Limit the amount of time your child can spend on an electronic device and be consistent in enforcing those rules. This way your child knows that when you say he or she only has two minutes left, then there really is only two minutes left, not three or four hours.

Use a timer.

A timer does not “lie” and can take the blame away from you when you’re limiting use of the device. Select a timer that measures down the allotted period in increments, so that the child knows when the limit is approaching, and won’t be surprised when time is up.
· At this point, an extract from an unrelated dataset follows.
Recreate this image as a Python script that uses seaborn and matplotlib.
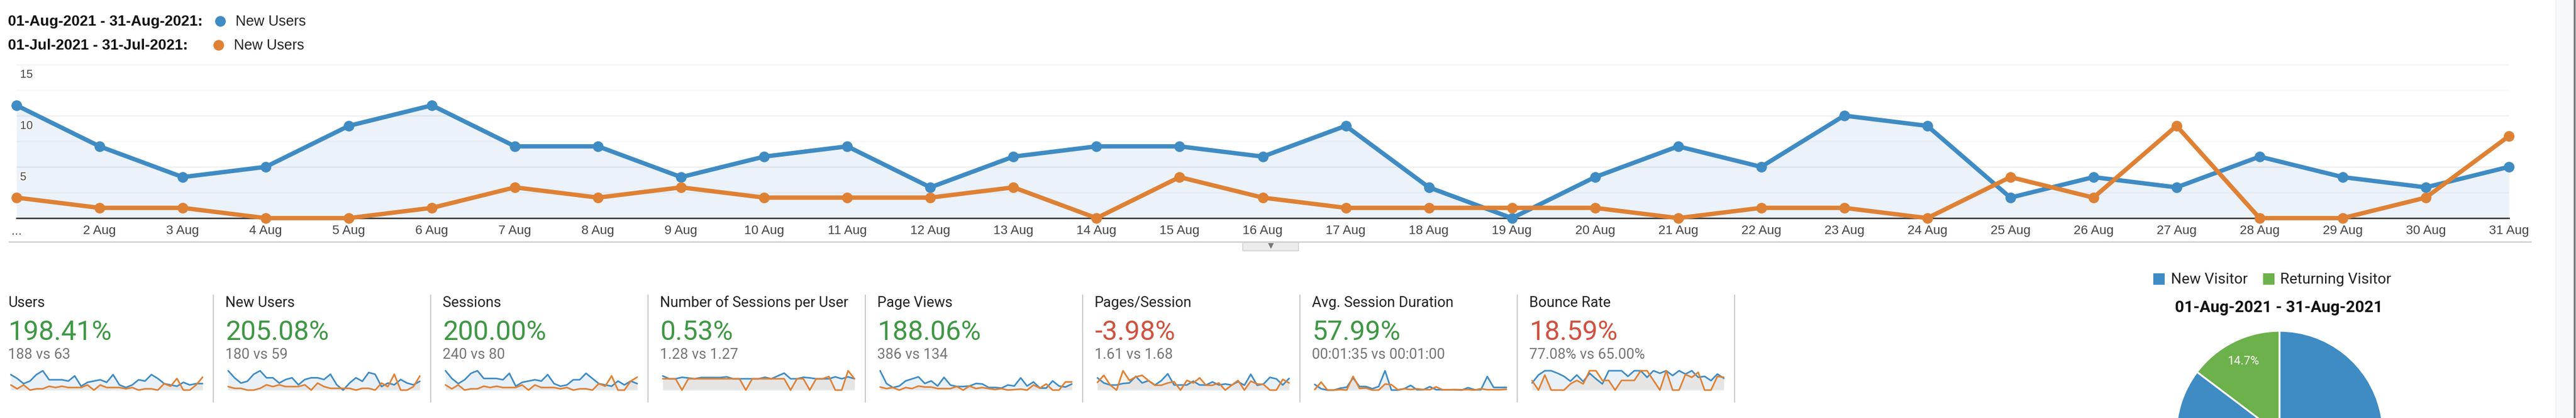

If using a smartphone as a timer, you can even have your child select a tone that he or she likes. 

Be ready with another activity.

Plan an alternative way of engaging your child so when the device is turned off, some other interest can be provided, taking his or her mind off the electronic device. “Describe what you’re going to do so the child’s interest is piqued into doing something else that he or she enjoys,” Schneider says.

Initially use these tips in your home.

As with everything, at first there’s a learning curve, so there may be tantrums, tears, meltdowns and even depression. 

That’s why Schneider recommends following these tips at home first. “I wouldn’t think of trying this out in public right away since I don’t think you want to endure the wrath or glances of diners or shoppers as they hear your child scream,” 

Schneider says. “ In time, the child will know what is expected, and will be able to disconnect from a smartphone, tablet, or other electronic device without any trouble.

“In the long run, you’re doing your child a service by limiting the amount of time spent on an electronic device,” Schneider says. “I can remember hearing my own mother’s words, ‘I’m doing this for your own good!’ And that’s really true.”